Although the CRA has confirmed that they are not specifically targeting artists for audit assessment, we believe it is happening more commonly lately because of confusion in the way that grants are reported by the Canada Council and interpreted by the CRA. We want to clarify that Canada Council project grants are part of an artist’s business income, and by receiving a grant they have already met the Council’s requirements for status as a professional artist. Using Box 105 to report grant income appears to result in an increase in reassessments that are an unnecessary use of resources on both sides. It is important for artists to deduct related expenses as any other business would, and we recommend that CRA’s procedures be reviewed to better align with the realities of professional contemporary artists accessing public funding.

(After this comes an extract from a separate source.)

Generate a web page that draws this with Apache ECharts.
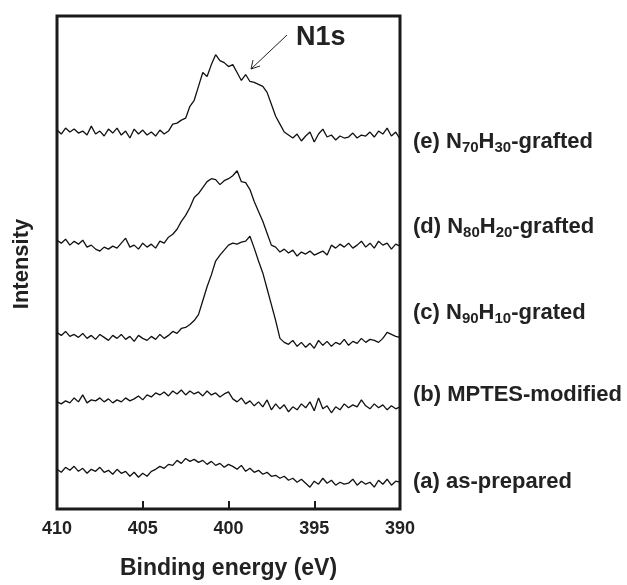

The Artist Taxation committee is working closely with senior management at the Canada Council and CRA on this issue. The Canada Council is also in contact with their provincial and territorial counterparts, some of whom report grant income in other boxes on T4As (for example, Box 28). On May 15, the Canada Council issued this statement about grant income for artists.

The Canadian Arts Coalition recommends that the Canada Revenue Agency develop clearer guidance for all granting bodies, and to agree upon which box (ie: Box 28 Other Income) to use with better interpretation when recording amounts for individuals, to keep the distinction between student scholarships and Artist’s Project Grants clear, and to facilitate the reporting of gross revenues and expenses on business returns of professional artists.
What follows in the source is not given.